Medeniyet nedir diye sorulduğunda birçok cevap almak
mümkündür. Ölçümde kıstas nedir peki.
Medeniyet çağdaşlığı yakalamak mıdır, uygarlık mıdır? Medeniyetler çatışması. Kavramı doğru mudur?
M. Kemal, Türk halkına “Muhasır medeniyeti." hedef gösterirken nasıl bir
toplumu olmamızı istemiştir. Benim
tarifimde medeniyet kısaca akılcılıktır, yaşamı algılayarak yaşamak ve yaşam
ortamını iyileştirme uğraşıdır. Yaşamın sosyal, ekonomik, teknik ve tıp olmak
üzere çeşitli alanlarında insanlık adına yapılan uğraşlardır. Fakat en
önemlileri, insana düşün gücü veren
eğitmenlik ve sağlıklı kalması için uğraş veren Tıp’tır. İnsan olmak,
medeniyetin ilk şartıdır. Gerçeğe yüzünü dönmektir. İnsanın doğuşuyla birlikte
başlayan, tamamlanabilme çabasıdır.
Medeniyet kelimesinin kökü Medine şehrinden, yani Müslüman
Arapçadan türemesine rağmen, ne hikmetse dünya milletleri içerisinde bilim ve
görgü alanında, en geri kalmış ülkeler Müslüman ülkeleridir. Medeniyet ve
uygarlık kavramları çoğunlukla aynı anlamda kullanılır ama farklılıkları
vardır. Uygarlığın medeniyete göre daha geniş bir anlam taşıdığı bir gerçektir.

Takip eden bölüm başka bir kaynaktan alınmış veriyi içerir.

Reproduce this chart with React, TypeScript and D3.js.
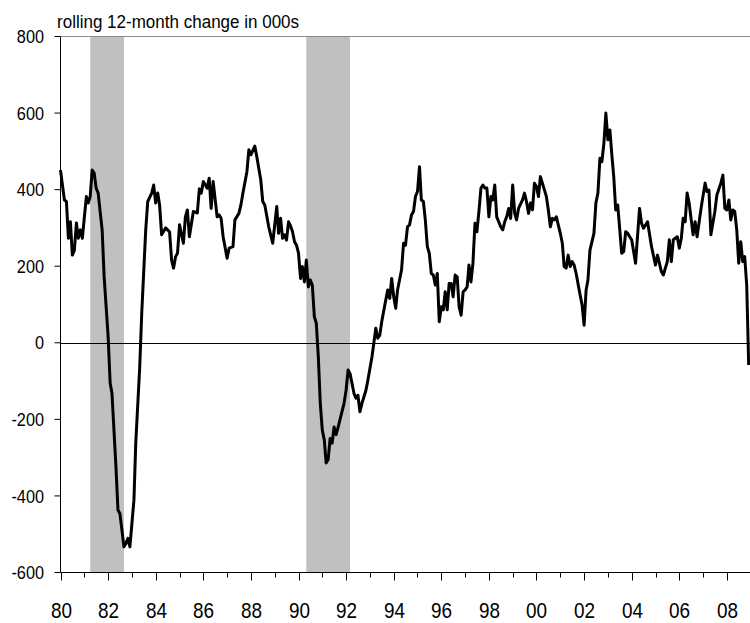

Uygarlık kavramı da medeniyet gibi, asırlar boyunca süren evrimleşme ve akıl
yolunun getirdiği deneyimler ile insan yaşamındaki kalite artışının belirgin
bir şekilde ortaya çıkmasıdır. Fakat uygarlıkta esas alınan değerler, durağan
değildir. İnsan aklının yaşadığı zaman dilimi içerisinde ulaşabildiği, bilim ve
teknolojisinin, sanatın ve edebiyatın katkısı ile ortaya çıkan ve tüm insanlık
adına yaratılan eserlerin, kazanımların
evrenselliği söz konusudur.
"Evrensel değerler" Çağdaş bir toplum olmak için
en önemli kriterlerdir. Çağdaş toplumun nüveleri, evrensel değerleri
benimseyen, yaşamı değerli kılan tabiatın tüm canlılarına değer veren, medeni
olmaya özen gösteren ve o yoldan sapmayan insanlar değil midir? Evrensel dediğimiz değerlerden biri "gerçeğe saygıdır" Saygının anlamı sevgiden ötedir. Düşünce ve
insani değerlerin varlığını tanımadır.
(Respect’tir.) Bireyin öncelikle kendisini tanıması, kendini değerli
kılması insan olarak var oluşuna saygı duyması gerekir. Medeni insan, yaşadığı ortama ve topluma
saygılıdır. Gerçeğe saygı, o gün için var olan gerçekliği yadsımamak,
saptırmamak ve doğrudan algılayarak buna uygun davranmaktır. Sözün özü; bir
toplumdaki bireylerden "gerçekliğe saygı" ve "kişisel bütünlük"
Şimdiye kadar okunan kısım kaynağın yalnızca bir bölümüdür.